• [The exercise] Print the listing as it stands, omitting all images.

• [Supplied material]

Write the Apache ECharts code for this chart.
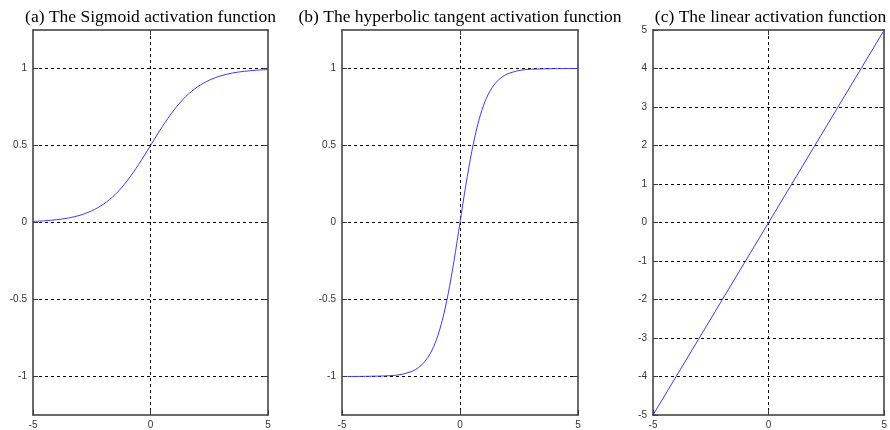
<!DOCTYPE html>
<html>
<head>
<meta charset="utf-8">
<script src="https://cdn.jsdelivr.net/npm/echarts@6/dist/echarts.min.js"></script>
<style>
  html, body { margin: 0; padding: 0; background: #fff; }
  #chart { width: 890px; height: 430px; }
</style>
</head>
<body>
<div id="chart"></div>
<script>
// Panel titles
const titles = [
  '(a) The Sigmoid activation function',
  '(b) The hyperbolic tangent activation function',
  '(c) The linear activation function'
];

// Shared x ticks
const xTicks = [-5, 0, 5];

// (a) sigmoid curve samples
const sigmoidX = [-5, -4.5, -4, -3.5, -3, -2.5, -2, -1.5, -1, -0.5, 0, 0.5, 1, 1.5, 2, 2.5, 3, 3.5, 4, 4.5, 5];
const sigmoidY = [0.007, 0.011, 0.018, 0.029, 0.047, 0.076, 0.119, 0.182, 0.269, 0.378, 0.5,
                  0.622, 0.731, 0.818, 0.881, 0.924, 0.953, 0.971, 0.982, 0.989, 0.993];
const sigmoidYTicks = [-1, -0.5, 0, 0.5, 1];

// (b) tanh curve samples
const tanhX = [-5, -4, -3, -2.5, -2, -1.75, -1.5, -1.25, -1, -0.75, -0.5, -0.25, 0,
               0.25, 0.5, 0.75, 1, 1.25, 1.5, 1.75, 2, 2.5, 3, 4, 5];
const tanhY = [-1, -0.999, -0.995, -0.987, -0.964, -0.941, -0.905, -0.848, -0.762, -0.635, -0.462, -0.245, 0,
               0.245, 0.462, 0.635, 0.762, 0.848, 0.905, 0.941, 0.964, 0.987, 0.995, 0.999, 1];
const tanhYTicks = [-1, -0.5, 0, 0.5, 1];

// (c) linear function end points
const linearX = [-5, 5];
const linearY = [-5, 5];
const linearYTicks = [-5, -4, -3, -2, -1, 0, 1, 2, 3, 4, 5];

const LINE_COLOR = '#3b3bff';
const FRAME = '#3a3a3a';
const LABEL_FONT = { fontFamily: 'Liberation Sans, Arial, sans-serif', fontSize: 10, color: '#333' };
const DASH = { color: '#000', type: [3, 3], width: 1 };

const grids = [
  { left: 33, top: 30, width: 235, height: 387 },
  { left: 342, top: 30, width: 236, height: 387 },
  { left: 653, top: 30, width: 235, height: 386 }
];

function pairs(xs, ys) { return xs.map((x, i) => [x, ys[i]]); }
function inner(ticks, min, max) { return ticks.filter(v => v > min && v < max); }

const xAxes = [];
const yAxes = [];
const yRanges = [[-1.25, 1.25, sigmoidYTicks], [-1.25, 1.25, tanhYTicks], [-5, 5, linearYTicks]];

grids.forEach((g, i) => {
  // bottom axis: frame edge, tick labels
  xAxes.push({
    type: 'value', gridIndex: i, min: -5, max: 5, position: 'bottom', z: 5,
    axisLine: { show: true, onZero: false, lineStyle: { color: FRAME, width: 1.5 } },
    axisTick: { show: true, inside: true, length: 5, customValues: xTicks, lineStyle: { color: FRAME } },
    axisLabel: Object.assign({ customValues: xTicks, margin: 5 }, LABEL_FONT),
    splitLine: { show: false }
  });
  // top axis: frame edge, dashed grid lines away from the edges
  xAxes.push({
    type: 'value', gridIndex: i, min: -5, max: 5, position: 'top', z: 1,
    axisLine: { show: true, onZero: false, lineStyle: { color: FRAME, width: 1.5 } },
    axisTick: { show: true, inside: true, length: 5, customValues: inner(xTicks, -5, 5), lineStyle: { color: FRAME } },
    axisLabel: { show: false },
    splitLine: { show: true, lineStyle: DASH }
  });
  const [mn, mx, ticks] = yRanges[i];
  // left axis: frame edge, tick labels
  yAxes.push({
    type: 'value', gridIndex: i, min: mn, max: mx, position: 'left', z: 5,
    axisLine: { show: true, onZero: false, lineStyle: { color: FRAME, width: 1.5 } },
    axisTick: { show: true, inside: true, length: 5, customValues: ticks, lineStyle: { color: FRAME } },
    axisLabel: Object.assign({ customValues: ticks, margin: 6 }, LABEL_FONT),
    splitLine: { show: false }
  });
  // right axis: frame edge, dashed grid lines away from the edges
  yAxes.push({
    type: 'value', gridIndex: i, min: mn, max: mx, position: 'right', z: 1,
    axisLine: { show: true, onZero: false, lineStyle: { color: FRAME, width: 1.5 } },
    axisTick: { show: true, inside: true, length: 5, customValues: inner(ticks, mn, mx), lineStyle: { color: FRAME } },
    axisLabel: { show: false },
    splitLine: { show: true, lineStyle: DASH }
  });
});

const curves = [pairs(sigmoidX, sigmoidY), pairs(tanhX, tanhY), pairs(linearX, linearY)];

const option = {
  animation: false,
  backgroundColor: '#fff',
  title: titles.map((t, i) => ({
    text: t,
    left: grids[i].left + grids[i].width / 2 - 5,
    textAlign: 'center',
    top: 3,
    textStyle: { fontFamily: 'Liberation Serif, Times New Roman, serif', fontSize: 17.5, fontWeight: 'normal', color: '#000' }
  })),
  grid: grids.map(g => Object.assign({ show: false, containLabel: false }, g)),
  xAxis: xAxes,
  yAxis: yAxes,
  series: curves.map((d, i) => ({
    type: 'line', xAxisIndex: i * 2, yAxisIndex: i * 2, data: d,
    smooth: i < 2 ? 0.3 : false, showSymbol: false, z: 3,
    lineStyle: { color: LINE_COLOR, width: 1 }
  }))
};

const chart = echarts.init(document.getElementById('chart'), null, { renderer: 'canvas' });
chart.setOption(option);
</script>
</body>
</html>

• [Written answer]
Write the Apache ECharts code for this chart.
<!DOCTYPE html>
<html>
<head>
<meta charset="utf-8">
<script src="https://cdn.jsdelivr.net/npm/echarts@6/dist/echarts.min.js"></script>
<style>
  html, body { margin: 0; padding: 0; background: #fff; }
  #chart { width: 890px; height: 430px; }
</style>
</head>
<body>
<div id="chart"></div>
<script>
// Panel titles
const titles = [
  '(a) The Sigmoid activation function',
  '(b) The hyperbolic tangent activation function',
  '(c) The linear activation function'
];

// Shared x ticks
const xTicks = [-5, 0, 5];

// (a) sigmoid curve samples
const sigmoidX = [-5, -4.5, -4, -3.5, -3, -2.5, -2, -1.5, -1, -0.5, 0, 0.5, 1, 1.5, 2, 2.5, 3, 3.5, 4, 4.5, 5];
const sigmoidY = [0.007, 0.011, 0.018, 0.029, 0.047, 0.076, 0.119, 0.182, 0.269, 0.378, 0.5,
                  0.622, 0.731, 0.818, 0.881, 0.924, 0.953, 0.971, 0.982, 0.989, 0.993];
const sigmoidYTicks = [-1, -0.5, 0, 0.5, 1];

// (b) tanh curve samples
const tanhX = [-5, -4, -3, -2.5, -2, -1.75, -1.5, -1.25, -1, -0.75, -0.5, -0.25, 0,
               0.25, 0.5, 0.75, 1, 1.25, 1.5, 1.75, 2, 2.5, 3, 4, 5];
const tanhY = [-1, -0.999, -0.995, -0.987, -0.964, -0.941, -0.905, -0.848, -0.762, -0.635, -0.462, -0.245, 0,
               0.245, 0.462, 0.635, 0.762, 0.848, 0.905, 0.941, 0.964, 0.987, 0.995, 0.999, 1];
const tanhYTicks = [-1, -0.5, 0, 0.5, 1];

// (c) linear function end points
const linearX = [-5, 5];
const linearY = [-5, 5];
const linearYTicks = [-5, -4, -3, -2, -1, 0, 1, 2, 3, 4, 5];

const LINE_COLOR = '#3b3bff';
const FRAME = '#3a3a3a';
const LABEL_FONT = { fontFamily: 'Liberation Sans, Arial, sans-serif', fontSize: 10, color: '#333' };
const DASH = { color: '#000', type: [3, 3], width: 1 };

const grids = [
  { left: 33, top: 30, width: 235, height: 387 },
  { left: 342, top: 30, width: 236, height: 387 },
  { left: 653, top: 30, width: 235, height: 386 }
];

function pairs(xs, ys) { return xs.map((x, i) => [x, ys[i]]); }
function inner(ticks, min, max) { return ticks.filter(v => v > min && v < max); }

const xAxes = [];
const yAxes = [];
const yRanges = [[-1.25, 1.25, sigmoidYTicks], [-1.25, 1.25, tanhYTicks], [-5, 5, linearYTicks]];

grids.forEach((g, i) => {
  // bottom axis: frame edge, tick labels
  xAxes.push({
    type: 'value', gridIndex: i, min: -5, max: 5, position: 'bottom', z: 5,
    axisLine: { show: true, onZero: false, lineStyle: { color: FRAME, width: 1.5 } },
    axisTick: { show: true, inside: true, length: 5, customValues: xTicks, lineStyle: { color: FRAME } },
    axisLabel: Object.assign({ customValues: xTicks, margin: 5 }, LABEL_FONT),
    splitLine: { show: false }
  });
  // top axis: frame edge, dashed grid lines away from the edges
  xAxes.push({
    type: 'value', gridIndex: i, min: -5, max: 5, position: 'top', z: 1,
    axisLine: { show: true, onZero: false, lineStyle: { color: FRAME, width: 1.5 } },
    axisTick: { show: true, inside: true, length: 5, customValues: inner(xTicks, -5, 5), lineStyle: { color: FRAME } },
    axisLabel: { show: false },
    splitLine: { show: true, lineStyle: DASH }
  });
  const [mn, mx, ticks] = yRanges[i];
  // left axis: frame edge, tick labels
  yAxes.push({
    type: 'value', gridIndex: i, min: mn, max: mx, position: 'left', z: 5,
    axisLine: { show: true, onZero: false, lineStyle: { color: FRAME, width: 1.5 } },
    axisTick: { show: true, inside: true, length: 5, customValues: ticks, lineStyle: { color: FRAME } },
    axisLabel: Object.assign({ customValues: ticks, margin: 6 }, LABEL_FONT),
    splitLine: { show: false }
  });
  // right axis: frame edge, dashed grid lines away from the edges
  yAxes.push({
    type: 'value', gridIndex: i, min: mn, max: mx, position: 'right', z: 1,
    axisLine: { show: true, onZero: false, lineStyle: { color: FRAME, width: 1.5 } },
    axisTick: { show: true, inside: true, length: 5, customValues: inner(ticks, mn, mx), lineStyle: { color: FRAME } },
    axisLabel: { show: false },
    splitLine: { show: true, lineStyle: DASH }
  });
});

const curves = [pairs(sigmoidX, sigmoidY), pairs(tanhX, tanhY), pairs(linearX, linearY)];

const option = {
  animation: false,
  backgroundColor: '#fff',
  title: titles.map((t, i) => ({
    text: t,
    left: grids[i].left + grids[i].width / 2 - 5,
    textAlign: 'center',
    top: 3,
    textStyle: { fontFamily: 'Liberation Serif, Times New Roman, serif', fontSize: 17.5, fontWeight: 'normal', color: '#000' }
  })),
  grid: grids.map(g => Object.assign({ show: false, containLabel: false }, g)),
  xAxis: xAxes,
  yAxis: yAxes,
  series: curves.map((d, i) => ({
    type: 'line', xAxisIndex: i * 2, yAxisIndex: i * 2, data: d,
    smooth: i < 2 ? 0.3 : false, showSymbol: false, z: 3,
    lineStyle: { color: LINE_COLOR, width: 1 }
  }))
};

const chart = echarts.init(document.getElementById('chart'), null, { renderer: 'canvas' });
chart.setOption(option);
</script>
</body>
</html>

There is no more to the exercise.